▶ [TASK PROMPT] Your copy of the material must match it exactly, except that pictures are dropped.

- - -

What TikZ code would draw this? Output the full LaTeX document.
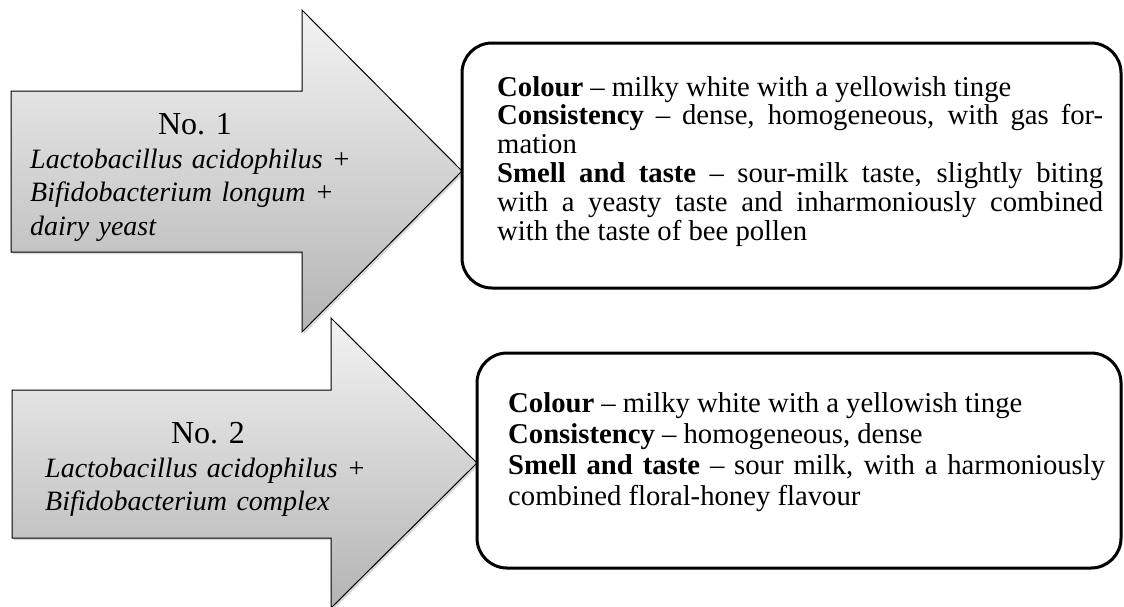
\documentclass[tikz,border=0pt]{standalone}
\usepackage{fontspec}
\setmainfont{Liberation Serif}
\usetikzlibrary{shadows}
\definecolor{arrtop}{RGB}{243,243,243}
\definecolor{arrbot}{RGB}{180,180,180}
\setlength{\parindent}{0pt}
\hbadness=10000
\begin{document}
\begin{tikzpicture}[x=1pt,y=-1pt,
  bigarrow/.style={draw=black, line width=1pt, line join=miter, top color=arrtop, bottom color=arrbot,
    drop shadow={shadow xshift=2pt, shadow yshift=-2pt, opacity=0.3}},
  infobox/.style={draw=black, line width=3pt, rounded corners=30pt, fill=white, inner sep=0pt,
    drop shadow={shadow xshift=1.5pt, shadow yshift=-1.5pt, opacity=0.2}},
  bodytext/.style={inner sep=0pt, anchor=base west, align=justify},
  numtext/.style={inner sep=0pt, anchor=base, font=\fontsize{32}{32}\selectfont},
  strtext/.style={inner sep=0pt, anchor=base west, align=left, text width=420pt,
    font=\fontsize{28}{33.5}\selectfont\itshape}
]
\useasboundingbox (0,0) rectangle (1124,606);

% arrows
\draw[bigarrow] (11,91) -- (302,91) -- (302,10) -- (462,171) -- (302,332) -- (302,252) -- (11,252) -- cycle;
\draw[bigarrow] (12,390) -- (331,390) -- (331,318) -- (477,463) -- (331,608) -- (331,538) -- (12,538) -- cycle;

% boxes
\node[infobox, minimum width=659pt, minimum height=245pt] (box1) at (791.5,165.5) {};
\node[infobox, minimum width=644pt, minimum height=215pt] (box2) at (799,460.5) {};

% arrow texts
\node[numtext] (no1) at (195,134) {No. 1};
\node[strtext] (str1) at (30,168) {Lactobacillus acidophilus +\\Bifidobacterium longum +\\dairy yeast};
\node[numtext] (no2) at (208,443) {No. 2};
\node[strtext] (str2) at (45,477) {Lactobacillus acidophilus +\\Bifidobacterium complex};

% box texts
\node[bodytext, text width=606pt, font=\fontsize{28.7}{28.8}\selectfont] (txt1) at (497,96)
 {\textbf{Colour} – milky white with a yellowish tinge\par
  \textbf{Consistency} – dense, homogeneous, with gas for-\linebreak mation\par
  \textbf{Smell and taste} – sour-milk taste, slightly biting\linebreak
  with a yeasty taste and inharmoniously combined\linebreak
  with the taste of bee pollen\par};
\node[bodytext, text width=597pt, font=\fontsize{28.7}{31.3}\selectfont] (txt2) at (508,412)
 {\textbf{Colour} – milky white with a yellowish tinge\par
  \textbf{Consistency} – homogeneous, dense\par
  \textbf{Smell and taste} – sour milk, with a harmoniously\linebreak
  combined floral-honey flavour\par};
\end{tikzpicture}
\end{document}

- - -

▶ [RIGHT ANSWER]
What TikZ code would draw this? Output the full LaTeX document.
\documentclass[tikz,border=0pt]{standalone}
\usepackage{fontspec}
\setmainfont{Liberation Serif}
\usetikzlibrary{shadows}
\definecolor{arrtop}{RGB}{243,243,243}
\definecolor{arrbot}{RGB}{180,180,180}
\setlength{\parindent}{0pt}
\hbadness=10000
\begin{document}
\begin{tikzpicture}[x=1pt,y=-1pt,
  bigarrow/.style={draw=black, line width=1pt, line join=miter, top color=arrtop, bottom color=arrbot,
    drop shadow={shadow xshift=2pt, shadow yshift=-2pt, opacity=0.3}},
  infobox/.style={draw=black, line width=3pt, rounded corners=30pt, fill=white, inner sep=0pt,
    drop shadow={shadow xshift=1.5pt, shadow yshift=-1.5pt, opacity=0.2}},
  bodytext/.style={inner sep=0pt, anchor=base west, align=justify},
  numtext/.style={inner sep=0pt, anchor=base, font=\fontsize{32}{32}\selectfont},
  strtext/.style={inner sep=0pt, anchor=base west, align=left, text width=420pt,
    font=\fontsize{28}{33.5}\selectfont\itshape}
]
\useasboundingbox (0,0) rectangle (1124,606);

% arrows
\draw[bigarrow] (11,91) -- (302,91) -- (302,10) -- (462,171) -- (302,332) -- (302,252) -- (11,252) -- cycle;
\draw[bigarrow] (12,390) -- (331,390) -- (331,318) -- (477,463) -- (331,608) -- (331,538) -- (12,538) -- cycle;

% boxes
\node[infobox, minimum width=659pt, minimum height=245pt] (box1) at (791.5,165.5) {};
\node[infobox, minimum width=644pt, minimum height=215pt] (box2) at (799,460.5) {};

% arrow texts
\node[numtext] (no1) at (195,134) {No. 1};
\node[strtext] (str1) at (30,168) {Lactobacillus acidophilus +\\Bifidobacterium longum +\\dairy yeast};
\node[numtext] (no2) at (208,443) {No. 2};
\node[strtext] (str2) at (45,477) {Lactobacillus acidophilus +\\Bifidobacterium complex};

% box texts
\node[bodytext, text width=606pt, font=\fontsize{28.7}{28.8}\selectfont] (txt1) at (497,96)
 {\textbf{Colour} – milky white with a yellowish tinge\par
  \textbf{Consistency} – dense, homogeneous, with gas for-\linebreak mation\par
  \textbf{Smell and taste} – sour-milk taste, slightly biting\linebreak
  with a yeasty taste and inharmoniously combined\linebreak
  with the taste of bee pollen\par};
\node[bodytext, text width=597pt, font=\fontsize{28.7}{31.3}\selectfont] (txt2) at (508,412)
 {\textbf{Colour} – milky white with a yellowish tinge\par
  \textbf{Consistency} – homogeneous, dense\par
  \textbf{Smell and taste} – sour milk, with a harmoniously\linebreak
  combined floral-honey flavour\par};
\end{tikzpicture}
\end{document}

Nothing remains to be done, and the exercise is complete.